═══ Record excerpts ═══

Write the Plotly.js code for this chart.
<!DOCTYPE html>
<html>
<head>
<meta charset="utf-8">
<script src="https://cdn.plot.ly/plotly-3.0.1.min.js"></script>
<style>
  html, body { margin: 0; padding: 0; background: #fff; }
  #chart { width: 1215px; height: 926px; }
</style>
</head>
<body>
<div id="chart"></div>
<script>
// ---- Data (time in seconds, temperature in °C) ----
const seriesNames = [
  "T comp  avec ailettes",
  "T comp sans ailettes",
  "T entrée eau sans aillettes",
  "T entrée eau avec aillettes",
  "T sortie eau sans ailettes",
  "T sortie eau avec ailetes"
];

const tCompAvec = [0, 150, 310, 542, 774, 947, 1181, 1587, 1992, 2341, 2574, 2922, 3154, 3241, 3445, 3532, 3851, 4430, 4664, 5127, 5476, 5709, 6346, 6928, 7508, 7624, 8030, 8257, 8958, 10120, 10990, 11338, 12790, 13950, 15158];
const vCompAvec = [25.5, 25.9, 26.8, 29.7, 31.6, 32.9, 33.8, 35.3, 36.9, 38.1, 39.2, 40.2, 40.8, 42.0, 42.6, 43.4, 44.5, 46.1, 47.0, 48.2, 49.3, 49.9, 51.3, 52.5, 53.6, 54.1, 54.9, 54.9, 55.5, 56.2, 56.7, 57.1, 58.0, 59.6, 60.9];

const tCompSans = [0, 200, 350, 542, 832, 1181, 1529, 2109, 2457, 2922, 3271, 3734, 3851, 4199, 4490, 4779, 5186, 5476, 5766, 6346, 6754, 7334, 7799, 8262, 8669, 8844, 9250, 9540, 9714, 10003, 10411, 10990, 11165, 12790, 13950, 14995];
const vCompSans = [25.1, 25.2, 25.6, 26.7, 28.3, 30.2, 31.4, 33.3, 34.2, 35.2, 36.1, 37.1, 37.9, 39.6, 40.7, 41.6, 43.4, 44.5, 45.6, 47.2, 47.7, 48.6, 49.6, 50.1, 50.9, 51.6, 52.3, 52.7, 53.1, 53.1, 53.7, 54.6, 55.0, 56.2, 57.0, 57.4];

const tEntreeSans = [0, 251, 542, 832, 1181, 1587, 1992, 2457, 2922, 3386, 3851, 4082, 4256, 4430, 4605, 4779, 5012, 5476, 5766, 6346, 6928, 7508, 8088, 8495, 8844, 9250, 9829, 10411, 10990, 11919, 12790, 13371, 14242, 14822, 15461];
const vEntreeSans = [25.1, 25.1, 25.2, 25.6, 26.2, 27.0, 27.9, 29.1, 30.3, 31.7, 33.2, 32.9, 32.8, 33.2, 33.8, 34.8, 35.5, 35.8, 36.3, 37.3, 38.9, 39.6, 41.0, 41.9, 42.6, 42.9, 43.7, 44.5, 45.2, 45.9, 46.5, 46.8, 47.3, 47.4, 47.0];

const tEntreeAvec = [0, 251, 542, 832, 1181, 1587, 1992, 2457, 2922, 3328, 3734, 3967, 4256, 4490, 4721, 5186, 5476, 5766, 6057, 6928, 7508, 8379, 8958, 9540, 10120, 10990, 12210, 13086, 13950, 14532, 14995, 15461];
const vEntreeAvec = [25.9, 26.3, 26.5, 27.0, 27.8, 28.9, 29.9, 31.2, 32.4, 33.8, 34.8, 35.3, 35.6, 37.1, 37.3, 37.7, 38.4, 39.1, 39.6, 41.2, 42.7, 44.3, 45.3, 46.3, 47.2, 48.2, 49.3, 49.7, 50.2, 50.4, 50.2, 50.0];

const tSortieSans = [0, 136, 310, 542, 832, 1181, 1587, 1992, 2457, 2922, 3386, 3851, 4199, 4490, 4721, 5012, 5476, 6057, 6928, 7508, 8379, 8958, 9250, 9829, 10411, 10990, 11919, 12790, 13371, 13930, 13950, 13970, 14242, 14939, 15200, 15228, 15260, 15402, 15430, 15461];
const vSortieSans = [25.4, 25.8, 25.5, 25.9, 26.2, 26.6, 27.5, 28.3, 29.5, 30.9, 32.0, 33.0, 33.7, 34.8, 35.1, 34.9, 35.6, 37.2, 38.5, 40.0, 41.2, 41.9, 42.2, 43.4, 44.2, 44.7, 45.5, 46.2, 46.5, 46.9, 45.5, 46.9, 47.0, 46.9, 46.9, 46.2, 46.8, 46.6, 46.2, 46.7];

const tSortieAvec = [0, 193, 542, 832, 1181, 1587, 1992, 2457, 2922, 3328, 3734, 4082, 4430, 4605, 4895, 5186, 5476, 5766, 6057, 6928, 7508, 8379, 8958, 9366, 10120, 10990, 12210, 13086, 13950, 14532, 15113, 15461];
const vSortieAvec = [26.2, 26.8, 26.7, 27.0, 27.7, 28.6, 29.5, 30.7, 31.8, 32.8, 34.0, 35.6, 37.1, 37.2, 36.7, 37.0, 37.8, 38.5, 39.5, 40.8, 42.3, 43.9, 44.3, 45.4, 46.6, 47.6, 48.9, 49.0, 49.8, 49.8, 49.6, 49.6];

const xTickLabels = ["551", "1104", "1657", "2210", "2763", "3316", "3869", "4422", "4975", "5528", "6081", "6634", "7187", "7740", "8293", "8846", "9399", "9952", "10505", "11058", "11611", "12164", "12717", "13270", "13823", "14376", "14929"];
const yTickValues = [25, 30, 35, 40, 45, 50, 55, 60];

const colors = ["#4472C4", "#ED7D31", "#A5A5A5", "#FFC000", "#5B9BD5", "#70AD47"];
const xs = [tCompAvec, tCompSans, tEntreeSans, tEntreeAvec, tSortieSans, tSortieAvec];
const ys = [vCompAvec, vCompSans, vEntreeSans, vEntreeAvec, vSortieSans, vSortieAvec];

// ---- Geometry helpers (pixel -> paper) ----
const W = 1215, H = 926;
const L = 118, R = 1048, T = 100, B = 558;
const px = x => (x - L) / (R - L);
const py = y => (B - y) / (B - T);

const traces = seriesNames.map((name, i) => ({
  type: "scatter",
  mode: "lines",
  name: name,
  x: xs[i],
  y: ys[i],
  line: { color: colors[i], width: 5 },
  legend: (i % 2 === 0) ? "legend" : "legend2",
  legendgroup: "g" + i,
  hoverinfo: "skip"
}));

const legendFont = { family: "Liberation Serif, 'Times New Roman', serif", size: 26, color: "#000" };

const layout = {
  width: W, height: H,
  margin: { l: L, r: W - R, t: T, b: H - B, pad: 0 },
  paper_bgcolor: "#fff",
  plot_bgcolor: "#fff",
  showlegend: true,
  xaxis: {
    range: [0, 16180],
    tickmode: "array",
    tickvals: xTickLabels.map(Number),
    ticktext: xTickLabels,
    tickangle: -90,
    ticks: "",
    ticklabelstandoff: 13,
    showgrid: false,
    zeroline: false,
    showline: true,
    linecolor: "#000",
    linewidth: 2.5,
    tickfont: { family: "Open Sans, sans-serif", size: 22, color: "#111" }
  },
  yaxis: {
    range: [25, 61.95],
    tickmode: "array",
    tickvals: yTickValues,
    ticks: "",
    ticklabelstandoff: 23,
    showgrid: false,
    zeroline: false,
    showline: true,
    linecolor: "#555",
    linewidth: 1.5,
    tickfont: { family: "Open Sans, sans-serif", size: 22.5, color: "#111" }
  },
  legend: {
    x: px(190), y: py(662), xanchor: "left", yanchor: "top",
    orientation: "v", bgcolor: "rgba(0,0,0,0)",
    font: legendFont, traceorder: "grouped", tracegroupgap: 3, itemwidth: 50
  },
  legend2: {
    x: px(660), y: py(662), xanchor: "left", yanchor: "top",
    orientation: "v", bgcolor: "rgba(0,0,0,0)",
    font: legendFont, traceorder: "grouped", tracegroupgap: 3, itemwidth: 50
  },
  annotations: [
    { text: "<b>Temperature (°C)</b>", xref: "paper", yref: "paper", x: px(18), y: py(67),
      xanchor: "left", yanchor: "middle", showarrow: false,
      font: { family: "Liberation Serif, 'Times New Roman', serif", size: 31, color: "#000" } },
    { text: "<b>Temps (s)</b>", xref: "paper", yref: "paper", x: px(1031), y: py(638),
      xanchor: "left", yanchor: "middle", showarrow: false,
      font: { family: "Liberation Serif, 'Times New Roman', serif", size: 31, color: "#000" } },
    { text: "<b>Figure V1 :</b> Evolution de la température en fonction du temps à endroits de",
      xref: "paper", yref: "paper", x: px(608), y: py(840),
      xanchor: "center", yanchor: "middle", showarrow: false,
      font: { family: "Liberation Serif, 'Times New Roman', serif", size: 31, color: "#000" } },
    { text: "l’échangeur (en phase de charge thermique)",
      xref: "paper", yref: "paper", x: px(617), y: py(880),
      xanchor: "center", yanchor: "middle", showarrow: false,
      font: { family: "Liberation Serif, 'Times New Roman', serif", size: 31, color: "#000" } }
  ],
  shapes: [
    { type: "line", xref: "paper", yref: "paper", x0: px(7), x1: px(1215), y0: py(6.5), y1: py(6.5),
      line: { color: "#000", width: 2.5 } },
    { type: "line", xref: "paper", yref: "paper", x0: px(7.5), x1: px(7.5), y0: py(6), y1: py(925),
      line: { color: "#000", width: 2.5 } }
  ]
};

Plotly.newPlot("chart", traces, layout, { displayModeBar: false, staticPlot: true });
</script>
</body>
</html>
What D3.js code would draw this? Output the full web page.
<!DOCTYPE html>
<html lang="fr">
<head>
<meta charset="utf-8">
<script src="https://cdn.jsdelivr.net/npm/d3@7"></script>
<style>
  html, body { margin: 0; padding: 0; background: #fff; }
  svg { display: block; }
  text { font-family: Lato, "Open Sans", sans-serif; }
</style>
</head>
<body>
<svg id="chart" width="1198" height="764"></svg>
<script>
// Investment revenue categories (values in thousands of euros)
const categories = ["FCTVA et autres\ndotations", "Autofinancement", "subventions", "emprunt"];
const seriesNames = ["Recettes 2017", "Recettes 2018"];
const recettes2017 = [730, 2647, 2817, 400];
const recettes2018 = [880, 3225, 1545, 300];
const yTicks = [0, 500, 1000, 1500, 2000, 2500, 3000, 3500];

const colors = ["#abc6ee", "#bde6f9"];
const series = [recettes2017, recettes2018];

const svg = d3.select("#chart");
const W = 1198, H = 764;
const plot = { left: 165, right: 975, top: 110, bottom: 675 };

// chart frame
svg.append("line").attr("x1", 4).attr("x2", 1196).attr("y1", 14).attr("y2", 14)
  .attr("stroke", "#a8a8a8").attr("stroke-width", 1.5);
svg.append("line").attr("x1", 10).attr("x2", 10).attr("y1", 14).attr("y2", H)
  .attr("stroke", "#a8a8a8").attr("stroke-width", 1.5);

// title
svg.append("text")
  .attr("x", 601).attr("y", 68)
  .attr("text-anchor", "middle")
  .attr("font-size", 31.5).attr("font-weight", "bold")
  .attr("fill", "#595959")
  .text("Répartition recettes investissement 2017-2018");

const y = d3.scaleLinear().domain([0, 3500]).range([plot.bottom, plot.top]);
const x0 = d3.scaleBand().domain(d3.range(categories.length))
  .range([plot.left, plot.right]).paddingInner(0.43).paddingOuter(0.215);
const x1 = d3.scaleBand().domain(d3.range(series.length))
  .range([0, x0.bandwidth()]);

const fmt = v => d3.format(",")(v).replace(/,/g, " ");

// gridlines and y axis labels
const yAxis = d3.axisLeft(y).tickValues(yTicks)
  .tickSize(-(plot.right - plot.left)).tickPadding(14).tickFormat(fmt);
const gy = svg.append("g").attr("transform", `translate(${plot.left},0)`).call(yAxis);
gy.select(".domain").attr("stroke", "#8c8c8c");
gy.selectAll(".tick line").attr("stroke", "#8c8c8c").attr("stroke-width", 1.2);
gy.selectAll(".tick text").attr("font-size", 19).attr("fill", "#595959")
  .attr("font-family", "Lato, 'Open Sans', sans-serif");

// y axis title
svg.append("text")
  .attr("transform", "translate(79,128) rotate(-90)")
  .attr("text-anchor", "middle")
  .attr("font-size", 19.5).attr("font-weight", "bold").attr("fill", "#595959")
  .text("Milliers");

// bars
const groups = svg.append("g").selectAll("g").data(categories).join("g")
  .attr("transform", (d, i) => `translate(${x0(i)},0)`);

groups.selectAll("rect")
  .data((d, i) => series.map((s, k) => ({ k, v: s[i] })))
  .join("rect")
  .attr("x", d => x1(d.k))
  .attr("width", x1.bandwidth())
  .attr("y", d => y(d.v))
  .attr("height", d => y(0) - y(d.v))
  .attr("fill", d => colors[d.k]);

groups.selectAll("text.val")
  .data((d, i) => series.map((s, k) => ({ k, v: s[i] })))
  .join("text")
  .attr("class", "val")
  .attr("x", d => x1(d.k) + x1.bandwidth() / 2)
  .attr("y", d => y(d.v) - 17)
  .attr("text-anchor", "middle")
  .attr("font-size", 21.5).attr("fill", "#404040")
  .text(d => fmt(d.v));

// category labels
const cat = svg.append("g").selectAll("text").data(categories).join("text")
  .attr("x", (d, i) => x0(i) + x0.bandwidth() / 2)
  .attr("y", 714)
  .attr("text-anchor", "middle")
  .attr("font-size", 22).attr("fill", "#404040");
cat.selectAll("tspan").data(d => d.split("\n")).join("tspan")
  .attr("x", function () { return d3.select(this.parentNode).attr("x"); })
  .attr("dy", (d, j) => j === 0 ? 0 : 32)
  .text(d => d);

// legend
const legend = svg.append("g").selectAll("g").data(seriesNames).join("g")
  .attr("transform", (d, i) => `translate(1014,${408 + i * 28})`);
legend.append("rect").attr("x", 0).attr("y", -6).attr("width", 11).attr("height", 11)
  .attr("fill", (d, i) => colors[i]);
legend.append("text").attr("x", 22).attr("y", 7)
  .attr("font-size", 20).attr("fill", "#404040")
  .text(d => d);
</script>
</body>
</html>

═══

◆ Set task ◆
Write out each line exactly as it appears, from the line with "What D3.js code" up to and including the line with "110, bottom: 675".

◆ Written solution ◆
What D3.js code would draw this? Output the full web page.
<!DOCTYPE html>
<html lang="fr">
<head>
<meta charset="utf-8">
<script src="https://cdn.jsdelivr.net/npm/d3@7"></script>
<style>
  html, body { margin: 0; padding: 0; background: #fff; }
  svg { display: block; }
  text { font-family: Lato, "Open Sans", sans-serif; }
</style>
</head>
<body>
<svg id="chart" width="1198" height="764"></svg>
<script>
// Investment revenue categories (values in thousands of euros)
const categories = ["FCTVA et autres\ndotations", "Autofinancement", "subventions", "emprunt"];
const seriesNames = ["Recettes 2017", "Recettes 2018"];
const recettes2017 = [730, 2647, 2817, 400];
const recettes2018 = [880, 3225, 1545, 300];
const yTicks = [0, 500, 1000, 1500, 2000, 2500, 3000, 3500];

const colors = ["#abc6ee", "#bde6f9"];
const series = [recettes2017, recettes2018];

const svg = d3.select("#chart");
const W = 1198, H = 764;
const plot = { left: 165, right: 975, top: 110, bottom: 675 };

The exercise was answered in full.